Per python preprocessor step, a wall-clock timeout (default 30s) is enforced via subprocess. On timeout the parent SIGKILLs the child and the step fails — the failure surfaces to the LLM as a step result it can react to. The timeout protects against accidentally compute-heavy preprocessor functions (regex catastrophic backtracking, infinite loops in user code).

Failure visibility¶

Every reliability event lands in the JSONL log:

Event	What happened
`validation_error`	OS rejected an artifact / control envelope
`normalization_error`	OS couldn't parse the LLM response at all
`control_ir_validation_error`	OS rejected an op
`phase_retry`	A retry of a rejected output
`loop_limit_exceeded`	The visit cap was hit
`phase_budget_exceeded`	The wall-clock budget for the current phase was hit
`phase_failed`	A phase raised an unrecoverable error

reyn events <log> --filter validation_error --filter normalization_error jumps straight to the trouble.

Where it's still thin¶

A few reliability primitives are intentionally simple today and on the roadmap to deepen:

Retry policy splits cleanly but isn't deep. Application-level rejections re-prompt up to max_phase_retries (default 2) with the validation error injected as feedback — no jitter, no per-failure-kind strategy. Transient HTTP errors are handled by two separate mechanisms that don't share state (which is the right shape): the built-in litellm.acompletion retry on the direct path, and the litellm.Router on the router-enabled path (see LLM router resilience). The Router path adds Retry-After awareness and per-deployment cooldown, closing the jitter/Retry-After gap for operators who opt in.

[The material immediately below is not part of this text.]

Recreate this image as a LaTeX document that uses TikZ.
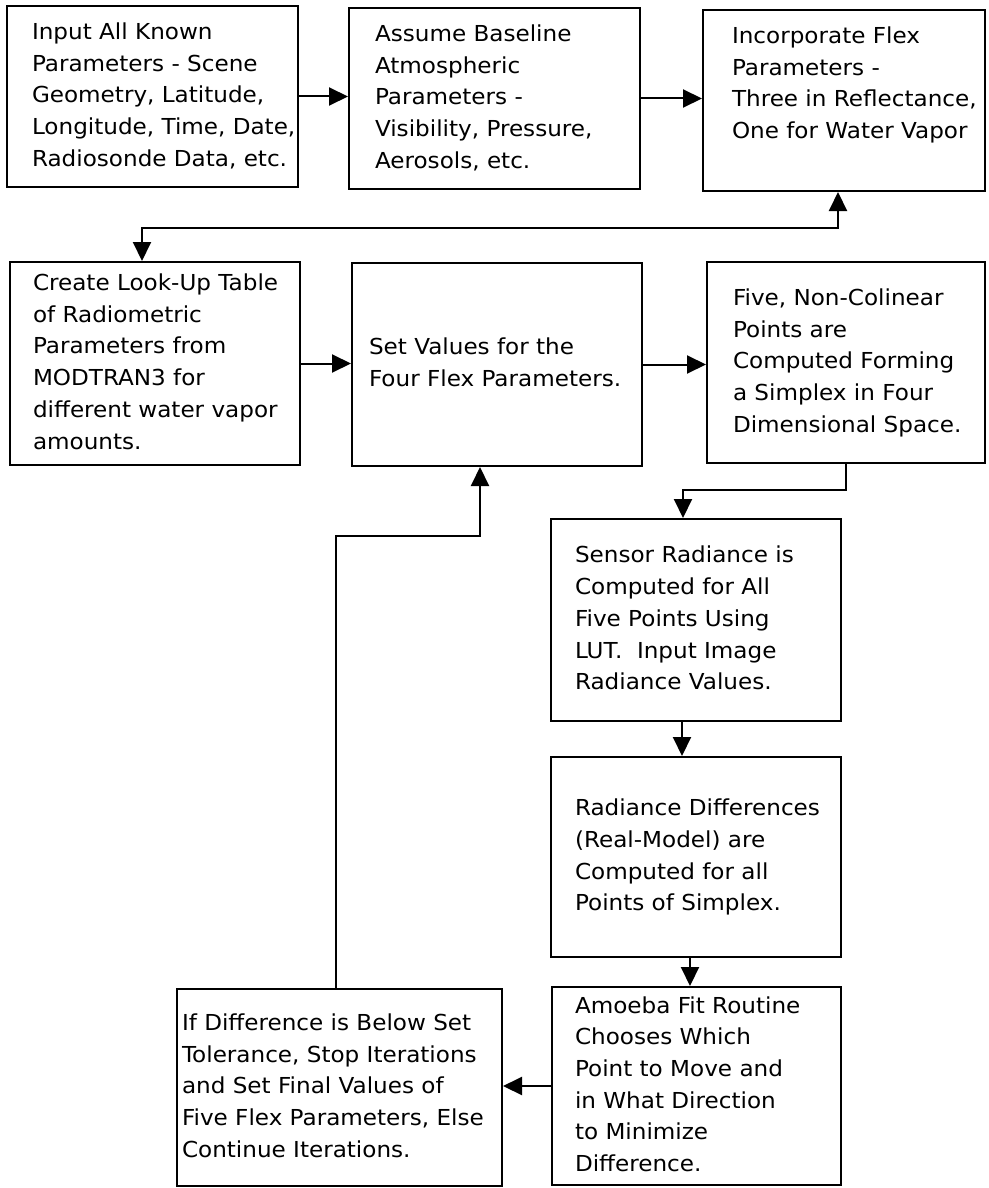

Phase budget is soft, not a hard cancel. limits.phase.max_wall_seconds checks at retry/turn boundaries — a single very long LLM call or preprocessor step can overshoot the budget by one operation. This trades "hard guarantees" for "consistent workspace state," and is the right default for most workflows; mid-call cancellation is on the roadmap as an opt-in mode.

No checkpoint/resume. Because every state change is an event (P3), the information needed for resume is already in the log; the machinery to reload at event N and continue isn't built. Adding it doesn't require new event types — just a runtime mode that replays events as state-restore rather than just rendering.

Idempotency is the workflow author's responsibility. If a phase writes a file via Control IR, re-entering the phase on retry will write again. The preprocessor + Control IR distinction helps (preprocessors are deterministic), but workflows with externally-visible side effects need to think about idempotency themselves.